Rows from a dataset:

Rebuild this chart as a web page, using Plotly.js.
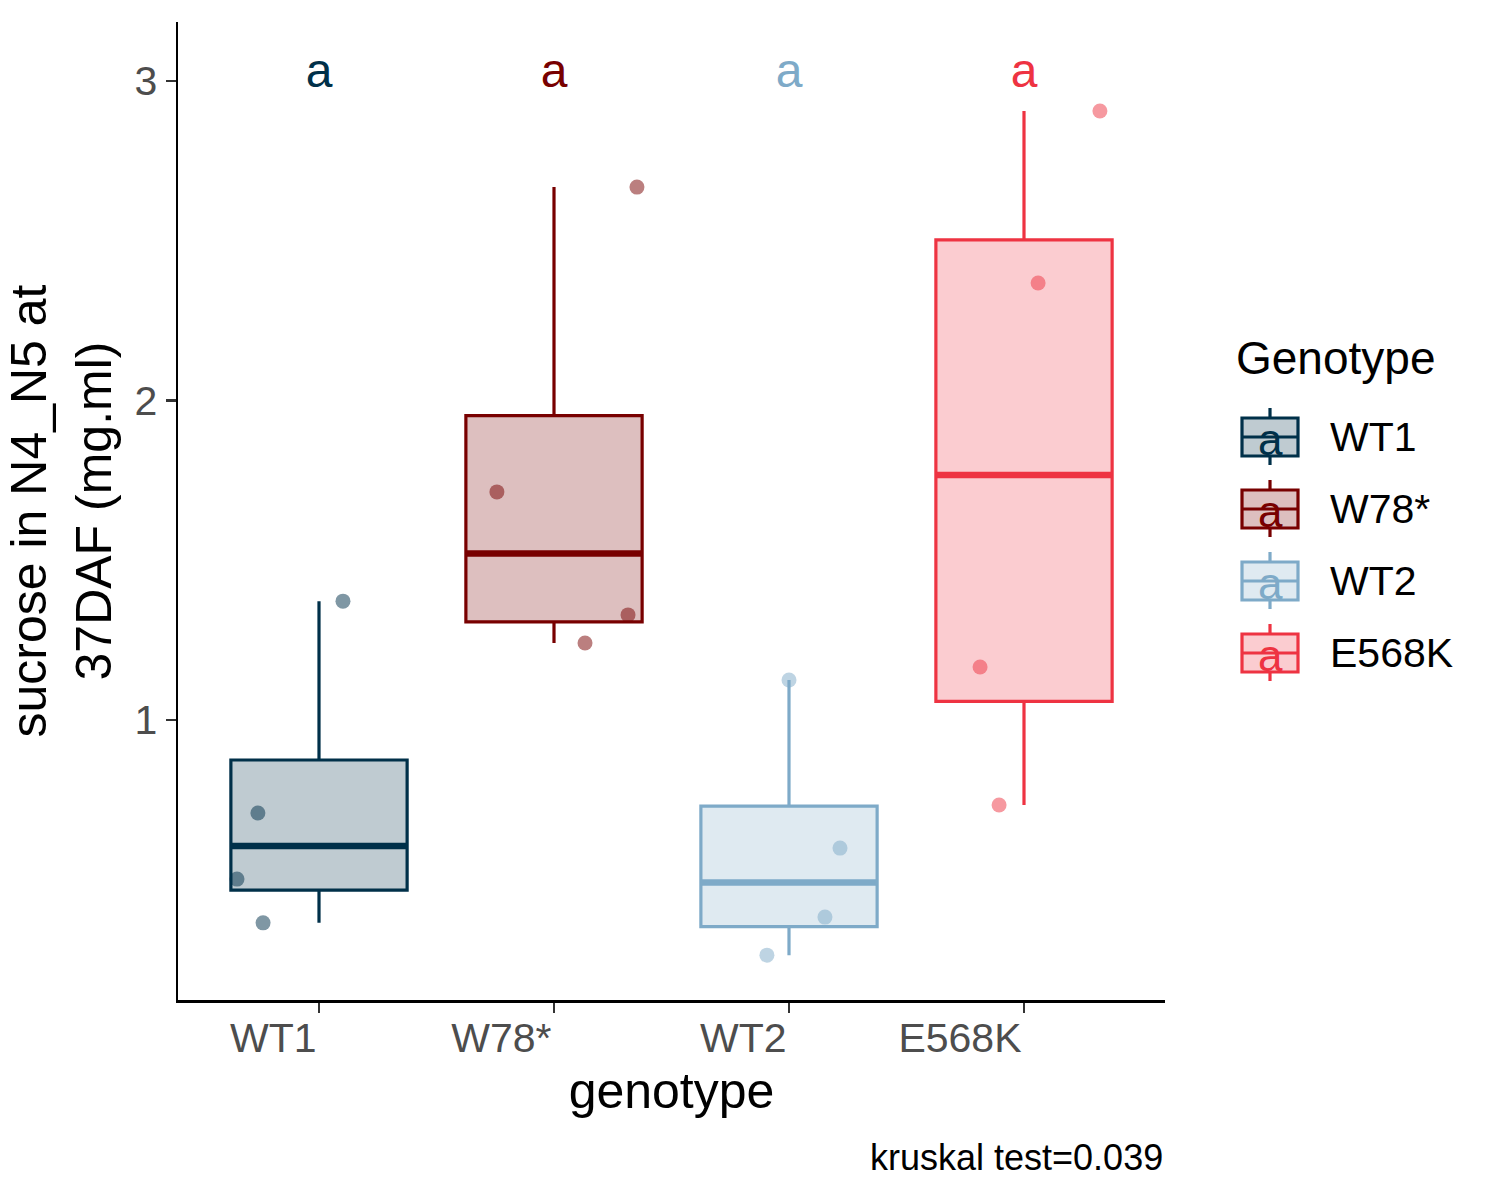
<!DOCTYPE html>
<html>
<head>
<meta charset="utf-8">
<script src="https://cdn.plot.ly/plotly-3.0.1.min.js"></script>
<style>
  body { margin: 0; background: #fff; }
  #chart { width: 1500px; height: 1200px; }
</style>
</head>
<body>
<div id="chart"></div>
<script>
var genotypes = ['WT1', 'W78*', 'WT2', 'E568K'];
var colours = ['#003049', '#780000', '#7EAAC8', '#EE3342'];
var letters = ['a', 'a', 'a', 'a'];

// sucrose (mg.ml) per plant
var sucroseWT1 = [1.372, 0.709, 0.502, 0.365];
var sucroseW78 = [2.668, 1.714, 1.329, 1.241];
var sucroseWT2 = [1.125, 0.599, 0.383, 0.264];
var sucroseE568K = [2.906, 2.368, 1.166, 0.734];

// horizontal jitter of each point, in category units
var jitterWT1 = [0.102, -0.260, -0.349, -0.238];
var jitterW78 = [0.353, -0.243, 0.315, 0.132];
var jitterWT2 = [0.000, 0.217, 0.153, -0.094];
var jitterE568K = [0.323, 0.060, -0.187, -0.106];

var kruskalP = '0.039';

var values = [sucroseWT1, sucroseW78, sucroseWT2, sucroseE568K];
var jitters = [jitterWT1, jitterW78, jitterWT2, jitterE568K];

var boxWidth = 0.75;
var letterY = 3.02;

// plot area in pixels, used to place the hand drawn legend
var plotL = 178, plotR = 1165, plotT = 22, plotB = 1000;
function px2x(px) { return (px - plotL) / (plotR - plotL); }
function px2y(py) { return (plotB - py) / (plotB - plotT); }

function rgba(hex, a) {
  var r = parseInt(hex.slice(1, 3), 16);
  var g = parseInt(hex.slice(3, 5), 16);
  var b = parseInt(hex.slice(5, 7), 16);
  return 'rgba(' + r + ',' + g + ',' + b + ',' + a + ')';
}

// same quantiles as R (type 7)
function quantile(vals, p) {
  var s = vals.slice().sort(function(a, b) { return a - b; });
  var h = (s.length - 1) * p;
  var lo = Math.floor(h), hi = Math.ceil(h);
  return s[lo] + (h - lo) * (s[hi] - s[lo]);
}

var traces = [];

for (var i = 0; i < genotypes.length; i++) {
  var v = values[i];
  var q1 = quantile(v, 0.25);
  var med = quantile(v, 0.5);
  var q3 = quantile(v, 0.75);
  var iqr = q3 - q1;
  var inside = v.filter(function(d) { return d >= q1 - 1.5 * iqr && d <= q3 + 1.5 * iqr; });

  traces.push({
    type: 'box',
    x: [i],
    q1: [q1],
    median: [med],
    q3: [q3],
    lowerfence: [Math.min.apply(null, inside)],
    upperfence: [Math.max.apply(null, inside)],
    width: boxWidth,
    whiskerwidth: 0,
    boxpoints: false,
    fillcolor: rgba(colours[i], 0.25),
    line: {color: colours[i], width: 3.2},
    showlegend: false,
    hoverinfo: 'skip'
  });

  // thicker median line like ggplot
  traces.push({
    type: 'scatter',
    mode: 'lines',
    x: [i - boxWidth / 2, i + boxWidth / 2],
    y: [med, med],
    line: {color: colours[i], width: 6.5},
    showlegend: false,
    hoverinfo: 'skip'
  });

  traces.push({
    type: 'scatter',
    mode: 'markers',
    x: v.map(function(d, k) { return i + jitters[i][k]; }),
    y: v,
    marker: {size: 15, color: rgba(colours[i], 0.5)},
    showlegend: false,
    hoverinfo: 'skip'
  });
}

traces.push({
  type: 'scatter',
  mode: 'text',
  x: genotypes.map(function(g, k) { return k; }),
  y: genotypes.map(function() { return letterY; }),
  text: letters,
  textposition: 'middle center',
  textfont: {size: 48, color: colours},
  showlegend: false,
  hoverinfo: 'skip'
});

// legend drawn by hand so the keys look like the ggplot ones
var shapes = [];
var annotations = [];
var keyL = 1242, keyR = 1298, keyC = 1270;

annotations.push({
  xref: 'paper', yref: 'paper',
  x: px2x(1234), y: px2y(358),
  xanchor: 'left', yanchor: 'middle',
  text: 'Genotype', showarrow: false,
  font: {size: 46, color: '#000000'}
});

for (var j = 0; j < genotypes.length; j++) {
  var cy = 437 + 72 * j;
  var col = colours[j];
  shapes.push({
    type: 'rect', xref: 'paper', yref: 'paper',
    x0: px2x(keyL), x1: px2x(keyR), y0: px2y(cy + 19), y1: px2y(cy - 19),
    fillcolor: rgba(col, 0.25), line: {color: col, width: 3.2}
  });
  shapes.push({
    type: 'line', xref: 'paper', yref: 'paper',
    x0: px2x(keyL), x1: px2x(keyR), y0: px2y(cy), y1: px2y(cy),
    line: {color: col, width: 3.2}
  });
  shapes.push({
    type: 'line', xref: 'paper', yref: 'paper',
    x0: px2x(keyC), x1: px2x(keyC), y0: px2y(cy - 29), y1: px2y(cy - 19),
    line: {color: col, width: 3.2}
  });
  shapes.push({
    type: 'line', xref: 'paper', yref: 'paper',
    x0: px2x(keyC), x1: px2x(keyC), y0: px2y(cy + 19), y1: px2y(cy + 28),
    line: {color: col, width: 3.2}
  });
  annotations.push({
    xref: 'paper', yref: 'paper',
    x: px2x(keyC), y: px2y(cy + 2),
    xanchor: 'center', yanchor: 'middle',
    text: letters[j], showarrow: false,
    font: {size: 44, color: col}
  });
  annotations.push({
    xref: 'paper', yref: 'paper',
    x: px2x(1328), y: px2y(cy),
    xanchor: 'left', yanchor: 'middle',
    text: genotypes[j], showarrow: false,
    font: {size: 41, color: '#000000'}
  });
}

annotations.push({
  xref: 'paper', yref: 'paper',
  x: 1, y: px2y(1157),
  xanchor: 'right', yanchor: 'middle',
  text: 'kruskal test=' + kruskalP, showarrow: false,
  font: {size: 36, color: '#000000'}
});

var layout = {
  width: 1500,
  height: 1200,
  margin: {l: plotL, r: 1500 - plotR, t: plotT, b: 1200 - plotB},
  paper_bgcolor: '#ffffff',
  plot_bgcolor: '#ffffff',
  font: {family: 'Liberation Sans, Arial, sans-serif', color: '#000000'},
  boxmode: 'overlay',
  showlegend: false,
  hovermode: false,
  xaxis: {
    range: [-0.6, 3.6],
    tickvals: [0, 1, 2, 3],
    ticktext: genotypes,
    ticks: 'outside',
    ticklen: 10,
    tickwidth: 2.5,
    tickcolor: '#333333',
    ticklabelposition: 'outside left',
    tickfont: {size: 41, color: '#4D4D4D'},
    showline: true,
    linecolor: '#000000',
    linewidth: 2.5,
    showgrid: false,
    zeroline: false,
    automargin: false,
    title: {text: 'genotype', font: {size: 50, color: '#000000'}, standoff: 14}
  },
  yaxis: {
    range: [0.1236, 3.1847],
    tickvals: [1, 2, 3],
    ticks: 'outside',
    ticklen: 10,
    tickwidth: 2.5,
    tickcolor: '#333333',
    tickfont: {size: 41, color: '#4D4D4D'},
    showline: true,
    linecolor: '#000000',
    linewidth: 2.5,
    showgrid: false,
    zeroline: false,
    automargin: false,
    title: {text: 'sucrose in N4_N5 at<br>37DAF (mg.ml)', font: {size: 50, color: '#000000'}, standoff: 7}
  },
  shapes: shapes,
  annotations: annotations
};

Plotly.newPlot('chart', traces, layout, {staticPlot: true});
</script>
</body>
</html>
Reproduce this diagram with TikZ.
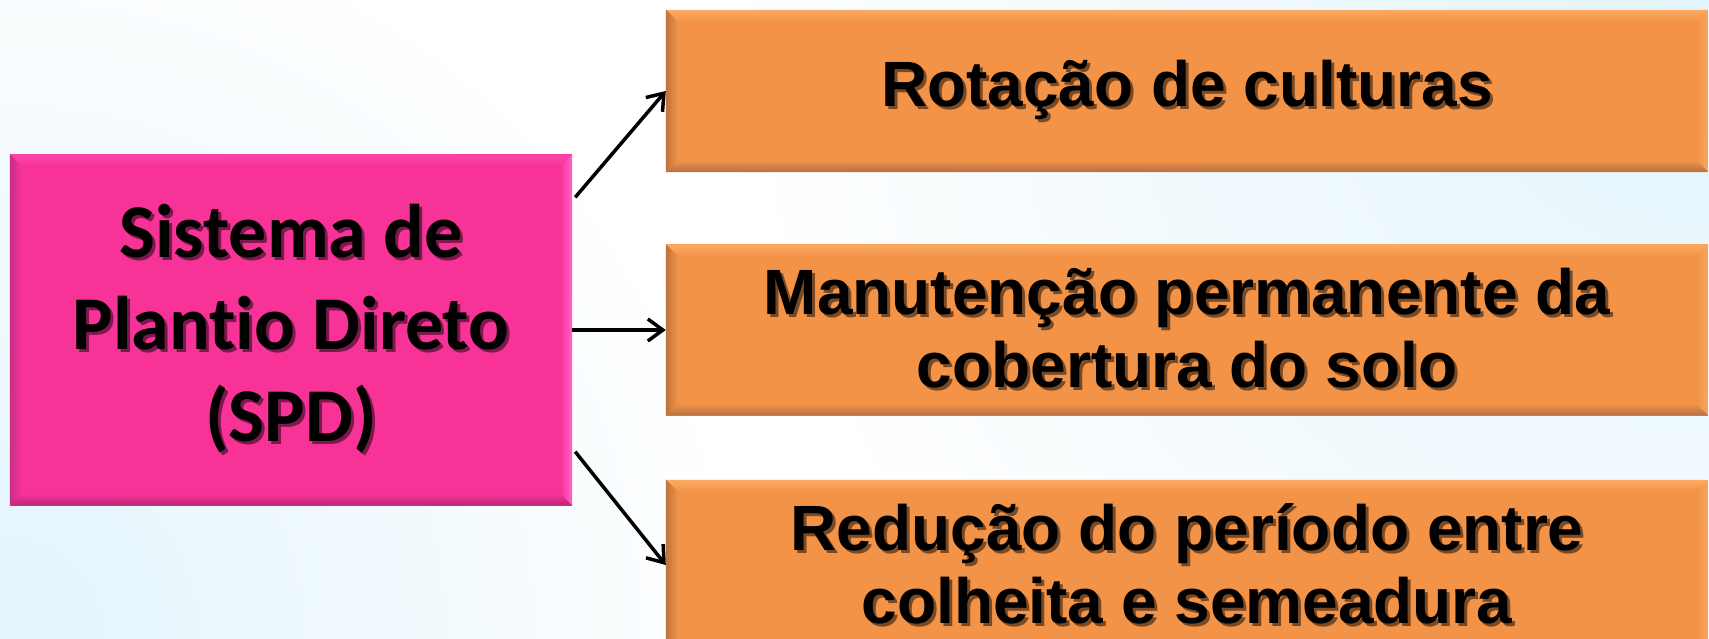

### AIM OF THE TASK
Go through the material above and count the lines that contain "chart"; give that number alone.

### SOLUTION FOR THIS TASK
4